Fourteen-year old Emily Slake yearns for 'a normal life'. She wants to return to the States to her old school and friends. For the last year and a half, Emily has been living in Aceh on the northern tip of Sumatra with her parents, who are there with World Physicians for Children. Uncle Matt, who has arrived from Boston for a tour on the neighboring island of Weh, invites Emily to spend a few days with him in the town of Sabang. Emily boards a ferry to Weh, hoping that her Uncle will convince her parents to let her return with him to Boston.

It is the Islamic month of Ramadan, a time for fasting, holidays, and family visits, and the boat is overloaded. Travelers notice the ferry tilting at an 'unnatural angle'. When the captain distributes life vests, Emily passes hers to a small boy. Upon inspection of the locker, Emily finds there are no more vests, and in the frenzy, the locker door closes behind her. She hears a voice - 'It won't open, This is what it's like to die, but it will be O.K. It will be quick' - and it's her own. Eventually, Emily struggles to the surface of the water. It's dusk, and the skyline is illuminated in orange and red, with pink clouds. The boat is upside down. She hears screams and splashing, and a chant rises, 'La ilaha illa Muhammad Rasul Allah' ('There is one God, Allah, Muhammad is the Messenger'.) Struggling to stay afloat, Emily hears a small voice crying, and it's the boy, Isman, to whom she gave the vest. The two form a bond, as Emily teaches him to swim, and he teaches her of his faith. Their hopes of reaching a point of light, seen in the darkness, wane positive and negative into the morning light.
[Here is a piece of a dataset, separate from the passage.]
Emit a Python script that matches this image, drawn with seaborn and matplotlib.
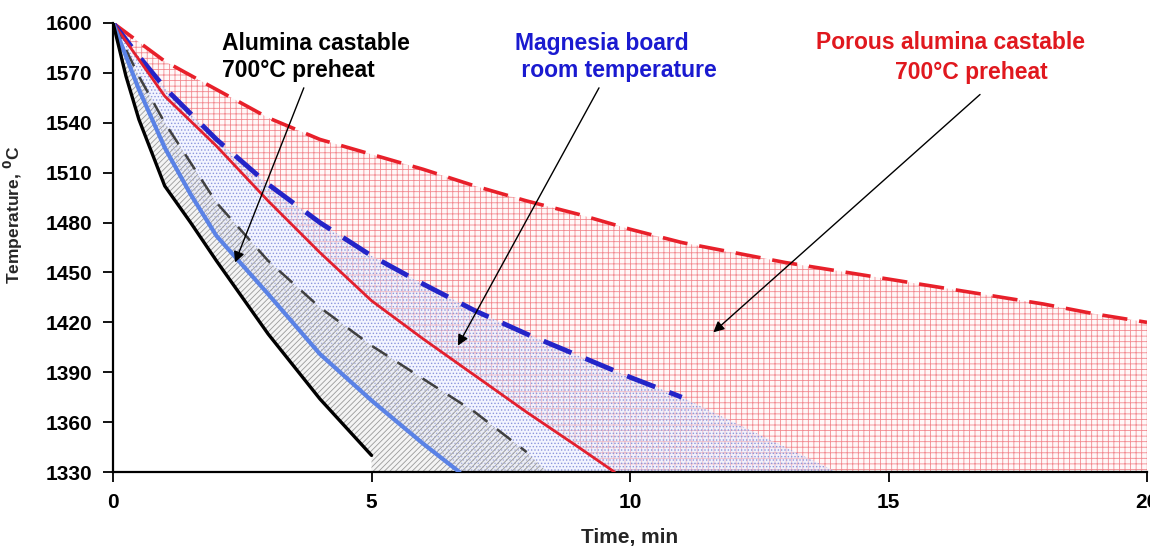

Elizabeth Fama introduces readers to the culture of Indonesia, including a slower pace of life ('jam karet' or 'rubber time'); and personal beepers sounding off the time for afternoon prayer. Though I appreciated the drama of endurance and survival - the depiction of the will to live - I was disappointed by the lack of interaction with other victims and of mention of family concerns about Emily's absence. I also yearned for more descriptions of the country, its language, and its people. Fama's experience of living overseas as a child, and a real ferry disaster (in which an estimated 400 drowned in January 1996, off the coast of Sumatra) prompted the author to write Overboard.